El prior Maldonado penetró la víspera de la Asunción en aquella celda que despedía un olor pestilente bajo el tórrido calor del verano y dio un puntapié al santo, que se hallaba recostado, para anunciarle su visita. San Juan le pidió perdón, pues la debilidad le había impedido levantarse en cuanto lo vio entrar. «Parecíais absorto. ¿En qué pensabais?», le dijo Maldonado.

«Pensaba yo en que mañana es fiesta de Nuestra Señora y sería una gran felicidad poder celebrar la misa», replicó Juan.

«No lo haréis mientras yo sea superior», repuso Maldonado.

En la noche del día de la Asunción, la Santísima Virgen se apareció a su afligido siervo, y le dijo: «Sé paciente, hijo mío; pronto terminará esta Prueba.»

Algunos días más tarde se le apareció de nuevo y le mostró, en visión, una ventana que daba sobre el Tajo: «Por ahí saldrás y yo te ayudaré.» En efecto, a los nueve meses de prisión, se concedió al santo la gracia de hacer unos minutos de ejercicio.
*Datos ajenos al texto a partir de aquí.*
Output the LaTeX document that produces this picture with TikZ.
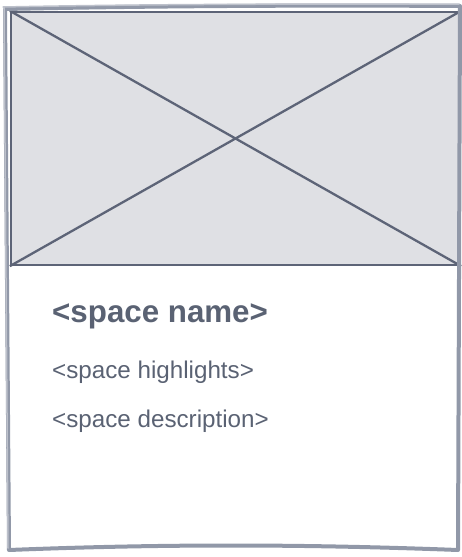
\documentclass[tikz,border=0pt]{standalone}
\usepackage{fontspec}
\setmainfont{Liberation Sans}
\usetikzlibrary{positioning}
\definecolor{wireframe}{HTML}{5D6477}
\definecolor{cardedge}{HTML}{9198A8}
\definecolor{imgfill}{HTML}{DFE0E4}
\definecolor{cardtext}{HTML}{5A6273}

\begin{document}
\begin{tikzpicture}[x=1pt, y=-1pt,
    placeholder/.style={rectangle, draw=wireframe, fill=imgfill, line width=2.3pt, minimum width=449pt, minimum height=253pt, inner sep=0pt},
    cardtitle/.style={anchor=base west, inner sep=0pt, text=cardtext, font=\fontsize{31.3}{36}\selectfont\bfseries},
    cardline/.style={anchor=base west, inner sep=0pt, text=cardtext, font=\fontsize{24.2}{29}\selectfont},
    sketch/.style={draw=cardedge, line width=4pt, line join=round, line cap=round}
]
\useasboundingbox (0,0) rectangle (462,557);

% image placeholder
\node[placeholder] (photo) at (235.5,138.5) {};
\draw[wireframe, line width=2.3pt] (photo.north west) -- (photo.south east)
    (photo.north east) -- (photo.south west);

% texts
\node[cardtitle] (name) at (52,322) {<space name>};
\node[cardline] (highlights) at (52,378) {<space highlights>};
\node[cardline] (description) at (52,427) {<space description>};

% hand drawn card outline
\draw[sketch] (5,9) .. controls (150,6) and (300,5) .. (460,6) -- (458,550)
    .. controls (300,544) and (160,544) .. (9,550) -- cycle;
\draw[sketch, cardedge!60, line width=1.5pt] (3,7) .. controls (150,4) and (300,4) .. (459,4)
    (4,8) -- (8,548);

\end{tikzpicture}
\end{document}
Juan recorrió el edificio en busca de la ventana que había visto. En cuanto la hubo reconocido, volvió a su celda. Para entonces ya había comenzado a aflojar las bisagras de la puerta. Esa misma noche consiguió abrir la puerta y se descolgó por una cuerda que había fabricado con sábanas y vestidos. Los dos frailes que dormían cerca de la ventana no le vieron. Como la cuerda era demasiado corta, San Juan tuvo que dejarse caer a lo largo de la muralla hasta la orilla del río, aunque felizmente no se hizo daño. Inmediatamente, siguió a un perro que se metió en un patio. En esa forma consiguió escapar. Dadas las circunstancias, su fuga fue un milagro.